* **Exercise requirements**: Your copy of the material must match it exactly, except that pictures are dropped.

◆ ◆ ◆ ◆ ◆

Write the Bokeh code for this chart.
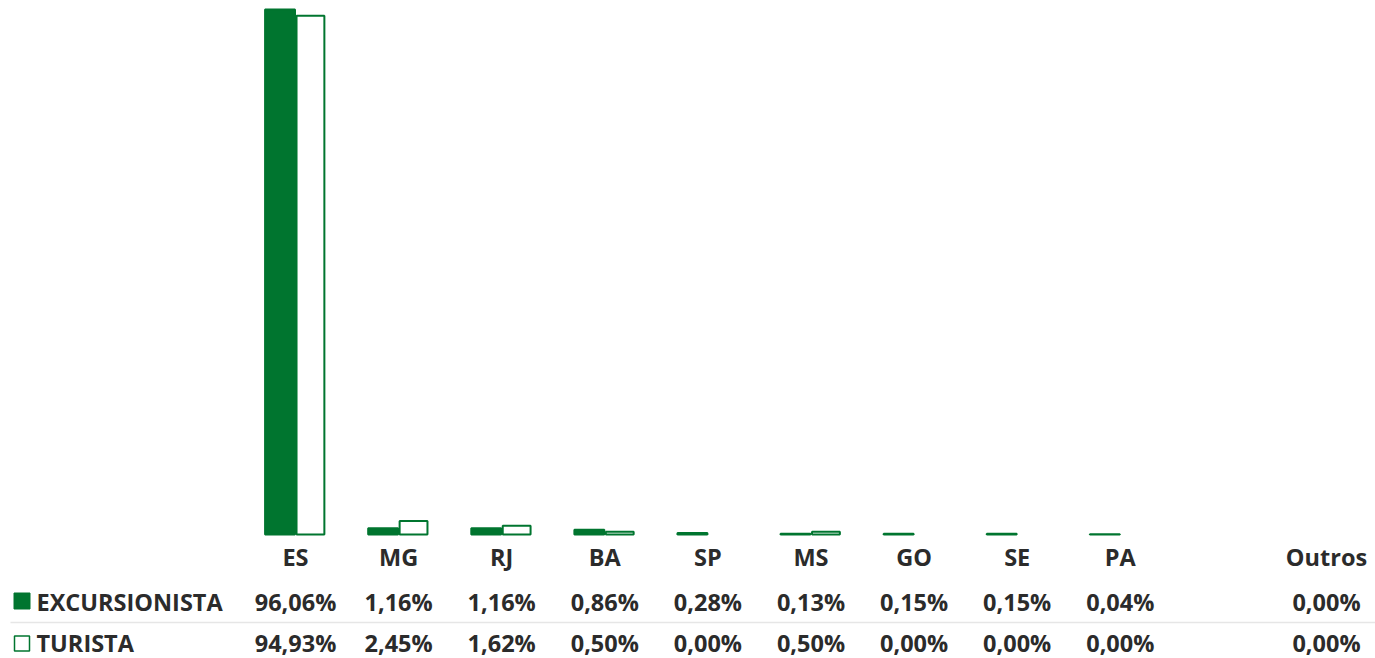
from bokeh.plotting import figure
from bokeh.models import ColumnDataSource, Range1d
from bokeh.core.properties import value
from bokeh.embed import file_html
from bokeh.resources import INLINE

# ---- data ----
categories = ["ES", "MG", "RJ", "BA", "SP", "MS", "GO", "SE", "PA", "", "Outros"]
excursionista = [96.06, 1.16, 1.16, 0.86, 0.28, 0.13, 0.15, 0.15, 0.04, None, 0.00]
turista = [94.93, 2.45, 1.62, 0.50, 0.00, 0.50, 0.00, 0.00, 0.00, None, 0.00]
series_names = ["EXCURSIONISTA", "TURISTA"]

# ---- style / layout ----
GREEN = "#00752F"
TEXT = "#2b2b2b"
FONT = value("Open Sans")
FS = "23.5px"
FSTYLE = "bold"
W, H = 1375, 658
STEP = 103.1          # px per category
C0 = 295              # px centre of first category
BASE = 534            # px baseline
PXU = (BASE - 9) / 96.06

x0 = -C0 / STEP
x1 = (W - C0) / STEP
y1 = BASE / PXU
y0 = -(H - BASE) / PXU

p = figure(width=W, height=H, output_backend="svg", toolbar_location=None,
           x_range=Range1d(x0, x1), y_range=Range1d(y0, y1),
           min_border=0, min_border_left=0, min_border_right=0,
           min_border_top=0, min_border_bottom=0)
p.axis.visible = False
p.grid.visible = False
p.outline_line_color = None
p.background_fill_color = "white"
p.border_fill_color = "white"
p.extra_x_ranges = {"px": Range1d(0, W)}
p.extra_y_ranges = {"px": Range1d(H, 0)}


def fmt(v):
    return f"{v:.2f}".replace(".", ",") + "%"


idx = [i for i, v in enumerate(excursionista) if v is not None]

exc_src = ColumnDataSource(dict(
    x=[i - 0.15 for i in idx],
    top=[excursionista[i] for i in idx],
    a=[1.0 if excursionista[i] > 0 else 0.0 for i in idx],
))
tur_src = ColumnDataSource(dict(
    x=[i + 0.145 for i in idx],
    top=[turista[i] for i in idx],
    a=[1.0 if turista[i] > 0 else 0.0 for i in idx],
))

p.vbar(x="x", top="top", bottom=0, width=0.29, source=exc_src,
       fill_color=GREEN, line_color=GREEN, line_width=2,
       fill_alpha="a", line_alpha="a")
p.vbar(x="x", top="top", bottom=0, width=0.27, source=tur_src,
       fill_color="white", line_color=GREEN, line_width=2,
       fill_alpha="a", line_alpha="a")

# ---- data table ----
ROW_CAT, ROW_EXC, ROW_TUR = 556, 601, 642

cat_src = ColumnDataSource(dict(x=list(range(len(categories))), t=categories))
p.text(x="x", y=ROW_CAT, text="t", source=cat_src, y_range_name="px",
       text_align="center", text_baseline="middle", text_font_style=FSTYLE,
       text_font=FONT, text_font_size=FS, text_color=TEXT)

for vals, row in ((excursionista, ROW_EXC), (turista, ROW_TUR)):
    s = ColumnDataSource(dict(x=idx, t=[fmt(vals[i]) for i in idx]))
    p.text(x="x", y=row, text="t", source=s, y_range_name="px",
           text_align="center", text_baseline="middle", text_font_style=FSTYLE,
           text_font=FONT, text_font_size=FS, text_color=TEXT)

# row separator
p.segment(x0=10, y0=622, x1=W, y1=622, x_range_name="px", y_range_name="px",
          line_color="#e6e6e6", line_width=1.5)

# row headers with legend keys
p.rect(x=21.5, y=600.5, width=16, height=16, x_range_name="px",
       y_range_name="px", fill_color=GREEN, line_color=GREEN, line_width=1)
p.rect(x=21.5, y=643, width=15, height=15, x_range_name="px",
       y_range_name="px", fill_color="white", line_color=GREEN, line_width=1.5)
p.text(x=[36, 36], y=[ROW_EXC, ROW_TUR], text=series_names,
       x_range_name="px", y_range_name="px",
       text_align="left", text_baseline="middle", text_font_style=FSTYLE,
       text_font=FONT, text_font_size=FS, text_color=TEXT)

open("out.html", "w").write(file_html(p, INLINE))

◆ ◆ ◆ ◆ ◆

* **The solution**:
Write the Bokeh code for this chart.
from bokeh.plotting import figure
from bokeh.models import ColumnDataSource, Range1d
from bokeh.core.properties import value
from bokeh.embed import file_html
from bokeh.resources import INLINE

# ---- data ----
categories = ["ES", "MG", "RJ", "BA", "SP", "MS", "GO", "SE", "PA", "", "Outros"]
excursionista = [96.06, 1.16, 1.16, 0.86, 0.28, 0.13, 0.15, 0.15, 0.04, None, 0.00]
turista = [94.93, 2.45, 1.62, 0.50, 0.00, 0.50, 0.00, 0.00, 0.00, None, 0.00]
series_names = ["EXCURSIONISTA", "TURISTA"]

# ---- style / layout ----
GREEN = "#00752F"
TEXT = "#2b2b2b"
FONT = value("Open Sans")
FS = "23.5px"
FSTYLE = "bold"
W, H = 1375, 658
STEP = 103.1          # px per category
C0 = 295              # px centre of first category
BASE = 534            # px baseline
PXU = (BASE - 9) / 96.06

x0 = -C0 / STEP
x1 = (W - C0) / STEP
y1 = BASE / PXU
y0 = -(H - BASE) / PXU

p = figure(width=W, height=H, output_backend="svg", toolbar_location=None,
           x_range=Range1d(x0, x1), y_range=Range1d(y0, y1),
           min_border=0, min_border_left=0, min_border_right=0,
           min_border_top=0, min_border_bottom=0)
p.axis.visible = False
p.grid.visible = False
p.outline_line_color = None
p.background_fill_color = "white"
p.border_fill_color = "white"
p.extra_x_ranges = {"px": Range1d(0, W)}
p.extra_y_ranges = {"px": Range1d(H, 0)}


def fmt(v):
    return f"{v:.2f}".replace(".", ",") + "%"


idx = [i for i, v in enumerate(excursionista) if v is not None]

exc_src = ColumnDataSource(dict(
    x=[i - 0.15 for i in idx],
    top=[excursionista[i] for i in idx],
    a=[1.0 if excursionista[i] > 0 else 0.0 for i in idx],
))
tur_src = ColumnDataSource(dict(
    x=[i + 0.145 for i in idx],
    top=[turista[i] for i in idx],
    a=[1.0 if turista[i] > 0 else 0.0 for i in idx],
))

p.vbar(x="x", top="top", bottom=0, width=0.29, source=exc_src,
       fill_color=GREEN, line_color=GREEN, line_width=2,
       fill_alpha="a", line_alpha="a")
p.vbar(x="x", top="top", bottom=0, width=0.27, source=tur_src,
       fill_color="white", line_color=GREEN, line_width=2,
       fill_alpha="a", line_alpha="a")

# ---- data table ----
ROW_CAT, ROW_EXC, ROW_TUR = 556, 601, 642

cat_src = ColumnDataSource(dict(x=list(range(len(categories))), t=categories))
p.text(x="x", y=ROW_CAT, text="t", source=cat_src, y_range_name="px",
       text_align="center", text_baseline="middle", text_font_style=FSTYLE,
       text_font=FONT, text_font_size=FS, text_color=TEXT)

for vals, row in ((excursionista, ROW_EXC), (turista, ROW_TUR)):
    s = ColumnDataSource(dict(x=idx, t=[fmt(vals[i]) for i in idx]))
    p.text(x="x", y=row, text="t", source=s, y_range_name="px",
           text_align="center", text_baseline="middle", text_font_style=FSTYLE,
           text_font=FONT, text_font_size=FS, text_color=TEXT)

# row separator
p.segment(x0=10, y0=622, x1=W, y1=622, x_range_name="px", y_range_name="px",
          line_color="#e6e6e6", line_width=1.5)

# row headers with legend keys
p.rect(x=21.5, y=600.5, width=16, height=16, x_range_name="px",
       y_range_name="px", fill_color=GREEN, line_color=GREEN, line_width=1)
p.rect(x=21.5, y=643, width=15, height=15, x_range_name="px",
       y_range_name="px", fill_color="white", line_color=GREEN, line_width=1.5)
p.text(x=[36, 36], y=[ROW_EXC, ROW_TUR], text=series_names,
       x_range_name="px", y_range_name="px",
       text_align="left", text_baseline="middle", text_font_style=FSTYLE,
       text_font=FONT, text_font_size=FS, text_color=TEXT)

open("out.html", "w").write(file_html(p, INLINE))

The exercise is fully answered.